Et si la question s’arrêtait là, le problème aurait été moins aigu. En réalité, la CPG et le GCT offraient également des postes de premier rang pour les cadres hautement qualifiés qui, dans leur majorité, n’étaient pas originaires du bassin. Ils bénéficiaient d’avantages importants et vivaient généralement dans des cités dédiées, sans une vraie intégration dans la société locale. Au fil du temps, ces comportements ont créé un sentiment de mépris chez la population qui n’a pas raté la révolution pour prendre sa revanche.
Mais les habitants du bassin ont oublié que ces sociétés ne sont pas des puits sans fonds. Vus, comme les entités les plus riches de la Tunisie, la CPG et le GCT ont perdu en moins de dix ans l’assise financière dont ils disposaient en 2010. Le volume de leurs activités a progressivement fondu sous le poids des arrêts de travaux d’extraction. Alors que la production de phosphate était de 8,1 millions de tonnes en 2010, elle n’est plus que de 3,1 millions de tonnes en 2020 selon les chiffres publiés hier par l’INS. La valeur ajoutée du secteur a reculé de 34% sur le dernier trimestre par rapport à la même période en 2019.

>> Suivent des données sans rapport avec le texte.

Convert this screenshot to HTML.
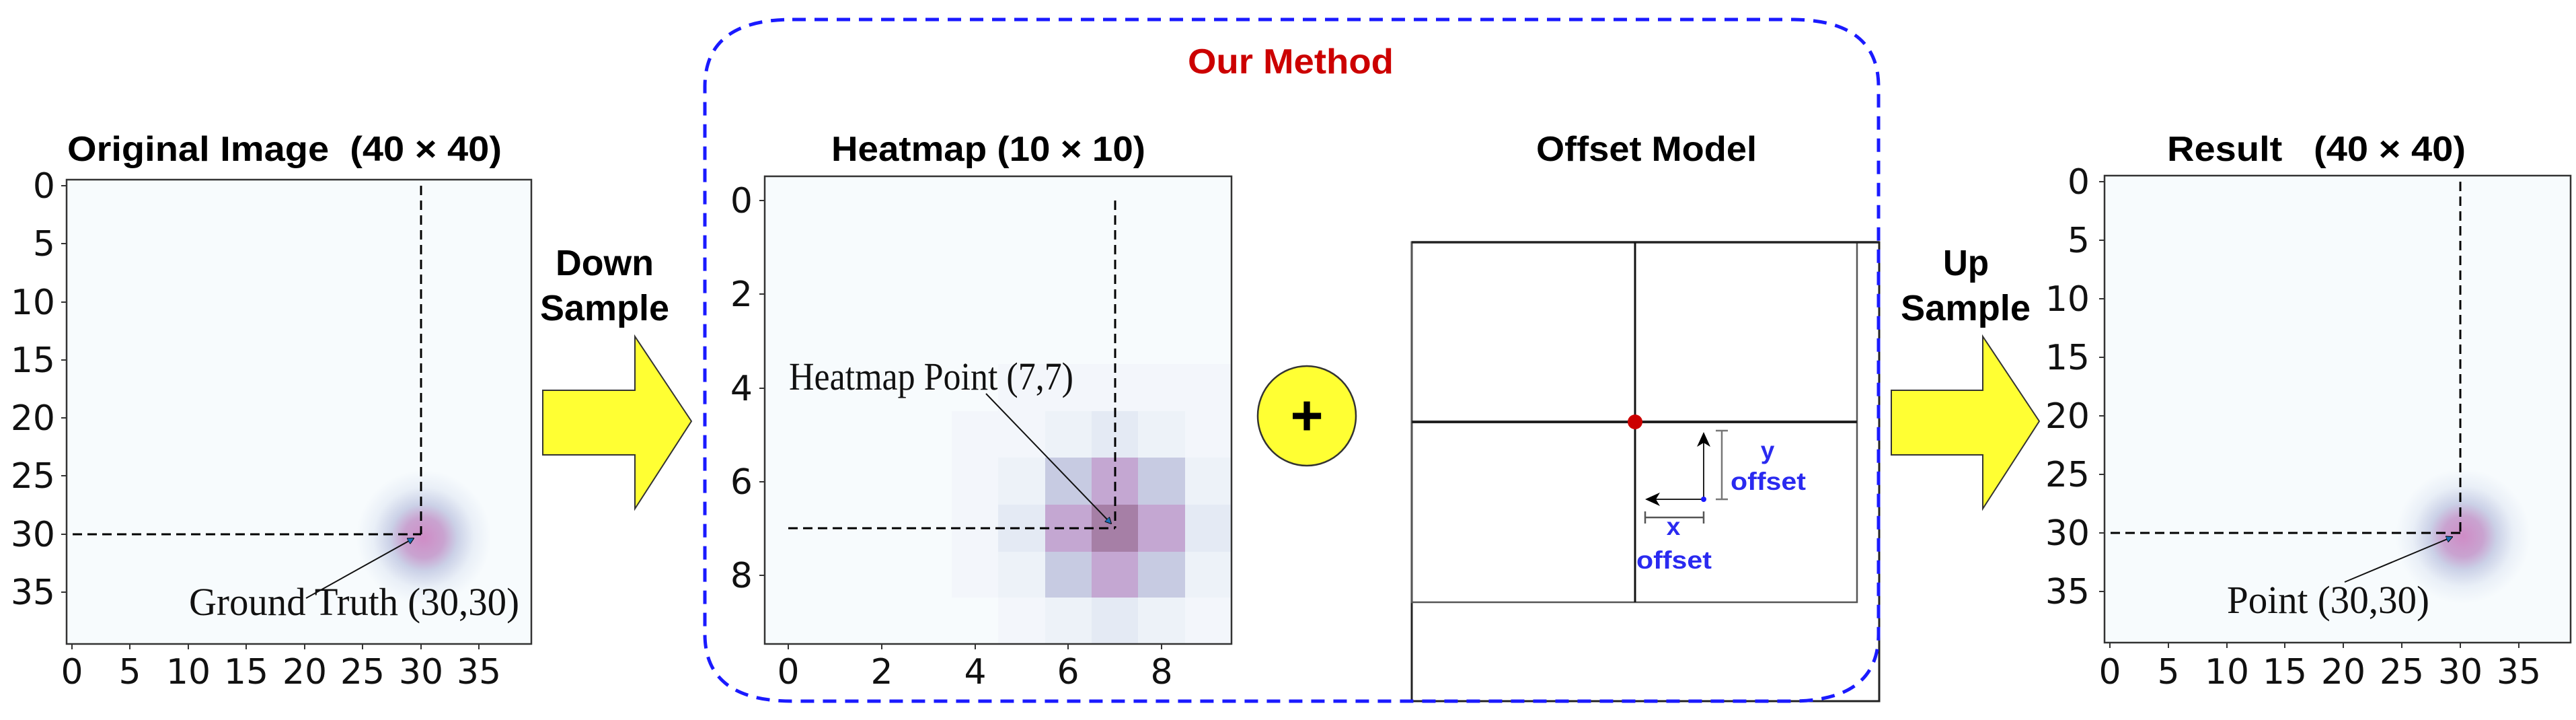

Les solutions mises en place depuis des années, avec les sociétés de l’environnement, de plantation et de jardinage qui offrent des emplois fictifs à des milliers de jeunes en contrepartie d’une paie sociale. La conséquence était prévisible : le groupe est incapable aujourd’hui de payer les salaires de ses employés qui sont déjà en excès par rapport à ses vrais besoins. Nous sommes devenus un pays importateur d’engrais chimiques pour sauver la saison agricole, une honte nationale.
Même une recapitalisation de ces deux sociétés ne les sauvera pas car cela risque d’accentuer les demandes de recrutement. Il faut changer de modèle et s’orienter plus vers la création de tout un écosystème autour de cette richesse. Ces sociétés, qui sont parmi les plus polluantes en Tunisie, ont l’opportunité d’utiliser le levier de la finance verte pour collecter des ressources et mettre en place des plans pour développer de nouvelles activités, en partenariat avec le secteur privé, dans des domaines à forte employabilité.
Pour mettre en place ce genre de plans, et tenant compte de l’état actuel de l’administration tunisienne, il faut des années alors que la situation est urgente. La communication jouera un rôle primordial à ce niveau car l’utilisation de la force ne rime à rien. Il y a encore une chance pour sauver ce pays, ne la ratez pas.